** begin Dataset records **

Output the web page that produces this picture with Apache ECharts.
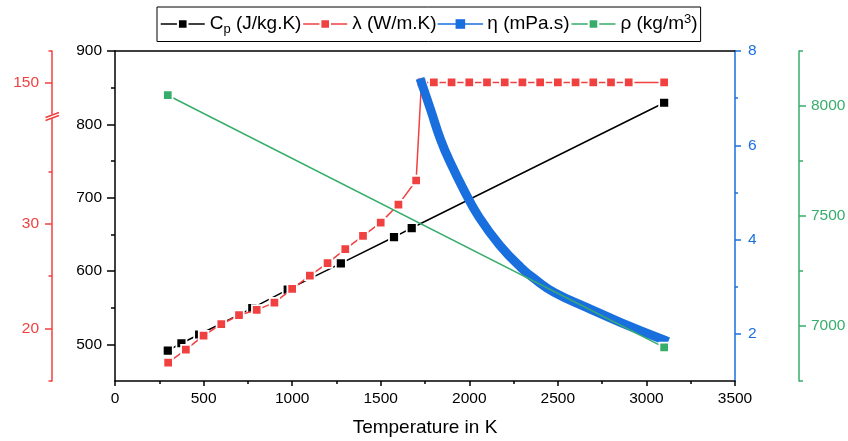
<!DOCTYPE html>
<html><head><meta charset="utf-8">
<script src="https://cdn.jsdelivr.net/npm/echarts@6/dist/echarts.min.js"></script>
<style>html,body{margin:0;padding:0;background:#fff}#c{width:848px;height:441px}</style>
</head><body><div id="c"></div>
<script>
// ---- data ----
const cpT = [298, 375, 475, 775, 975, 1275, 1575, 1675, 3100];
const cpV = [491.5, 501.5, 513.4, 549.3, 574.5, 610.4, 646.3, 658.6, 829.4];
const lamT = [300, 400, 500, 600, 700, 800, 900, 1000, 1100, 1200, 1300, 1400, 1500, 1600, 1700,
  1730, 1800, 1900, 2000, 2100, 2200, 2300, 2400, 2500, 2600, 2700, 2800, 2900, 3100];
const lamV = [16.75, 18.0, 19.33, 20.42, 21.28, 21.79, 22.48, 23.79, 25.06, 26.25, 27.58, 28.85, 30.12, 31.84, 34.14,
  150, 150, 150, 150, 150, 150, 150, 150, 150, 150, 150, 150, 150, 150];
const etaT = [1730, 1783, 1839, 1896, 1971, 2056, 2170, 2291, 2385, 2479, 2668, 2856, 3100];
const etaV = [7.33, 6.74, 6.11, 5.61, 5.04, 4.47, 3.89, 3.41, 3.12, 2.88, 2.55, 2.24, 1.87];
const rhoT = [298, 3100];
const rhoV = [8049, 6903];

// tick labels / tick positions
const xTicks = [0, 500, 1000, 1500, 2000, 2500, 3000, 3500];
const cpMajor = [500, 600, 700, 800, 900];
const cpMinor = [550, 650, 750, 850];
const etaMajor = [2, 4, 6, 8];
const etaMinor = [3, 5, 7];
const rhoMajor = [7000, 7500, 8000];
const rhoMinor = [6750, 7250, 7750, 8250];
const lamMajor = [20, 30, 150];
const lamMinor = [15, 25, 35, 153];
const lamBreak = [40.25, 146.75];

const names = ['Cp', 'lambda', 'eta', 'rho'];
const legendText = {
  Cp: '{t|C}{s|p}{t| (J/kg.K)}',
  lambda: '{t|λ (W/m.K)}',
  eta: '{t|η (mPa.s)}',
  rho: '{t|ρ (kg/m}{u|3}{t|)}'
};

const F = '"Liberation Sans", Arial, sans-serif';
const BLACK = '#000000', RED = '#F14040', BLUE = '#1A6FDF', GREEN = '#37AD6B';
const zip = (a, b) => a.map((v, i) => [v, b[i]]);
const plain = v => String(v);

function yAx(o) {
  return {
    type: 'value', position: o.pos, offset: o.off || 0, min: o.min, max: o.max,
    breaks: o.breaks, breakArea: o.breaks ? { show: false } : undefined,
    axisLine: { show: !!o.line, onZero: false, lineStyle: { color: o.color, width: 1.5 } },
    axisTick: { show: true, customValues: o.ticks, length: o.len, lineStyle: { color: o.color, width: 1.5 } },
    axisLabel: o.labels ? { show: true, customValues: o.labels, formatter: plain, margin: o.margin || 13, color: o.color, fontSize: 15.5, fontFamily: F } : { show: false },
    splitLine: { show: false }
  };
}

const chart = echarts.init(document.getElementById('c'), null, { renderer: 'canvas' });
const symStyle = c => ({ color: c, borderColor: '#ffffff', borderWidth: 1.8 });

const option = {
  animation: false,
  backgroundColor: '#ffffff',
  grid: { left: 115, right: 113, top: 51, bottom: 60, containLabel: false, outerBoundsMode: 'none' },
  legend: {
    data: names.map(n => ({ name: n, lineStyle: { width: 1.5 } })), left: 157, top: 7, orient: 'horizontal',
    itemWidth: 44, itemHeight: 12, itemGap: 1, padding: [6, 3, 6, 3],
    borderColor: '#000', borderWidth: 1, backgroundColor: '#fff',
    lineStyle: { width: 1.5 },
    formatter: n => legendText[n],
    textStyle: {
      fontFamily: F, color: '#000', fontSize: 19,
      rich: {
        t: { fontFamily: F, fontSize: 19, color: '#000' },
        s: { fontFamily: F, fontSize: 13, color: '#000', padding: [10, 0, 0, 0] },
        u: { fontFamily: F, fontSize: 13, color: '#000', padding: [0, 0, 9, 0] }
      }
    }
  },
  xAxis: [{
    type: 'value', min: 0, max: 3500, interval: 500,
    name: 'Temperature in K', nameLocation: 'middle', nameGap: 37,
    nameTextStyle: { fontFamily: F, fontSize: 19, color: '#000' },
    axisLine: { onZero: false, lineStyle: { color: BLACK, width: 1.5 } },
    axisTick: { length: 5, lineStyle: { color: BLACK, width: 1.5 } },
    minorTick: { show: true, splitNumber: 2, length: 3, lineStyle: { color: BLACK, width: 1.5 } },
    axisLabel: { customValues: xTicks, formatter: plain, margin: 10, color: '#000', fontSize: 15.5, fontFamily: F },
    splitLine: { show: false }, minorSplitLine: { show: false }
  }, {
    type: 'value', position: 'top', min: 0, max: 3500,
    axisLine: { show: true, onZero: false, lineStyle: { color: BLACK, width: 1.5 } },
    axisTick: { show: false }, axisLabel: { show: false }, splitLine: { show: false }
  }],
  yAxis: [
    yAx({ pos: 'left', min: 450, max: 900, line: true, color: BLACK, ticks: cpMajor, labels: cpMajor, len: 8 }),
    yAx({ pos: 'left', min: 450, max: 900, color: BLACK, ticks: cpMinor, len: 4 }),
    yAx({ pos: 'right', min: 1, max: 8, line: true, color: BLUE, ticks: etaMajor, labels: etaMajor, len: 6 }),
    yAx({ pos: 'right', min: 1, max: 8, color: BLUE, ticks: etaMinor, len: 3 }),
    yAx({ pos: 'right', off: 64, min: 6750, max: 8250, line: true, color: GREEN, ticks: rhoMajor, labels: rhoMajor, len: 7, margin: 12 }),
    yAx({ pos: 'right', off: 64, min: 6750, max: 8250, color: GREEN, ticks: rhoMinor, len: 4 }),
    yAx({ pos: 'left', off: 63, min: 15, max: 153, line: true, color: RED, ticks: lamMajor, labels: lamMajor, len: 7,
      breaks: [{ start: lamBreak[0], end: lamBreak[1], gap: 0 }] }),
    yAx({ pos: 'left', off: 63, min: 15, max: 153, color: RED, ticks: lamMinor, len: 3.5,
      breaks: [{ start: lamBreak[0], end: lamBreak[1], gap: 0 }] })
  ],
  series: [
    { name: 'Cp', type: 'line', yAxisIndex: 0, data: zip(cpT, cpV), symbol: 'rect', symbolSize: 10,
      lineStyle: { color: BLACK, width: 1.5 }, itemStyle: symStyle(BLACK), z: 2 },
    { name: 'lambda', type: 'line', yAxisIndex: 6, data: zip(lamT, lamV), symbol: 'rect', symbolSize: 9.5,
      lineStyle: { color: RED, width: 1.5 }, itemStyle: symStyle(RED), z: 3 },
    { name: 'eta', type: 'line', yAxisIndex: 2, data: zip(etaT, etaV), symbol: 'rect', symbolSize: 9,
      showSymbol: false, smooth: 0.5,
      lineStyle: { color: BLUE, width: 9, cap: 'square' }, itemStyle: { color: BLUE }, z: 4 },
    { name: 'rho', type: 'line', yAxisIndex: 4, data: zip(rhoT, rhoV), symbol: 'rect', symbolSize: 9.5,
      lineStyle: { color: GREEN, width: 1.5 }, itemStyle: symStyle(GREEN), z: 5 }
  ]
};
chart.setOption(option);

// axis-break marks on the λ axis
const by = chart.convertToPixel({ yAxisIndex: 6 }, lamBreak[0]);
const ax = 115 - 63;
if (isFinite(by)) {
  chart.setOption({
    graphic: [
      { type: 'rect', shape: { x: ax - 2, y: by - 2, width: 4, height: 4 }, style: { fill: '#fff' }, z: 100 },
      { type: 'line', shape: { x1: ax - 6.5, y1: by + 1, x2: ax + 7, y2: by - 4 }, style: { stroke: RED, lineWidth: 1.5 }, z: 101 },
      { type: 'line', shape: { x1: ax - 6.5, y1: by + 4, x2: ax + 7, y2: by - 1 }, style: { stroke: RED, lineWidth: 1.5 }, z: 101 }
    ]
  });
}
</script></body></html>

** end Dataset records **
** begin Dataset records **

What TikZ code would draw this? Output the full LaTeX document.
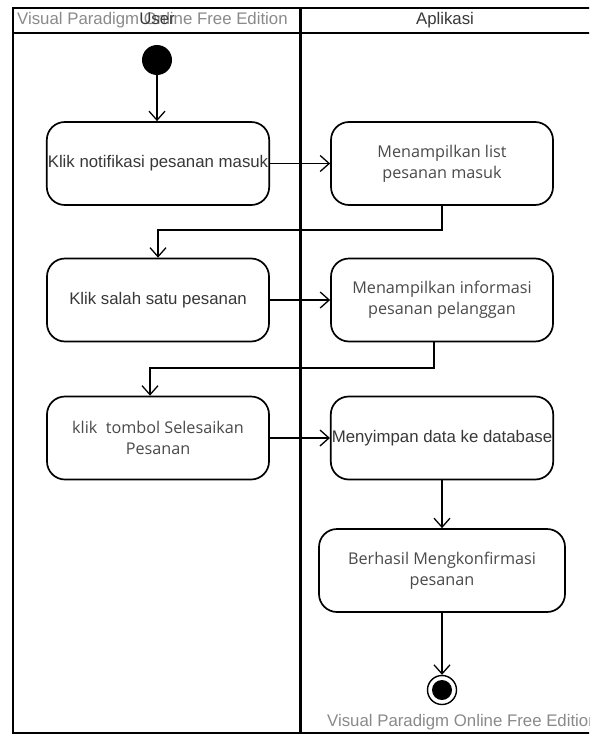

** end Dataset records **

> Work required:
Repeat exactly, and only, the lines between the line holding "Output the web" and the line holding "const plain = v => String(v);", inclusive, leaving pictures out.

> Answer to this exercise:
Output the web page that produces this picture with Apache ECharts.
<!DOCTYPE html>
<html><head><meta charset="utf-8">
<script src="https://cdn.jsdelivr.net/npm/echarts@6/dist/echarts.min.js"></script>
<style>html,body{margin:0;padding:0;background:#fff}#c{width:848px;height:441px}</style>
</head><body><div id="c"></div>
<script>
// ---- data ----
const cpT = [298, 375, 475, 775, 975, 1275, 1575, 1675, 3100];
const cpV = [491.5, 501.5, 513.4, 549.3, 574.5, 610.4, 646.3, 658.6, 829.4];
const lamT = [300, 400, 500, 600, 700, 800, 900, 1000, 1100, 1200, 1300, 1400, 1500, 1600, 1700,
  1730, 1800, 1900, 2000, 2100, 2200, 2300, 2400, 2500, 2600, 2700, 2800, 2900, 3100];
const lamV = [16.75, 18.0, 19.33, 20.42, 21.28, 21.79, 22.48, 23.79, 25.06, 26.25, 27.58, 28.85, 30.12, 31.84, 34.14,
  150, 150, 150, 150, 150, 150, 150, 150, 150, 150, 150, 150, 150, 150];
const etaT = [1730, 1783, 1839, 1896, 1971, 2056, 2170, 2291, 2385, 2479, 2668, 2856, 3100];
const etaV = [7.33, 6.74, 6.11, 5.61, 5.04, 4.47, 3.89, 3.41, 3.12, 2.88, 2.55, 2.24, 1.87];
const rhoT = [298, 3100];
const rhoV = [8049, 6903];

// tick labels / tick positions
const xTicks = [0, 500, 1000, 1500, 2000, 2500, 3000, 3500];
const cpMajor = [500, 600, 700, 800, 900];
const cpMinor = [550, 650, 750, 850];
const etaMajor = [2, 4, 6, 8];
const etaMinor = [3, 5, 7];
const rhoMajor = [7000, 7500, 8000];
const rhoMinor = [6750, 7250, 7750, 8250];
const lamMajor = [20, 30, 150];
const lamMinor = [15, 25, 35, 153];
const lamBreak = [40.25, 146.75];

const names = ['Cp', 'lambda', 'eta', 'rho'];
const legendText = {
  Cp: '{t|C}{s|p}{t| (J/kg.K)}',
  lambda: '{t|λ (W/m.K)}',
  eta: '{t|η (mPa.s)}',
  rho: '{t|ρ (kg/m}{u|3}{t|)}'
};

const F = '"Liberation Sans", Arial, sans-serif';
const BLACK = '#000000', RED = '#F14040', BLUE = '#1A6FDF', GREEN = '#37AD6B';
const zip = (a, b) => a.map((v, i) => [v, b[i]]);
const plain = v => String(v);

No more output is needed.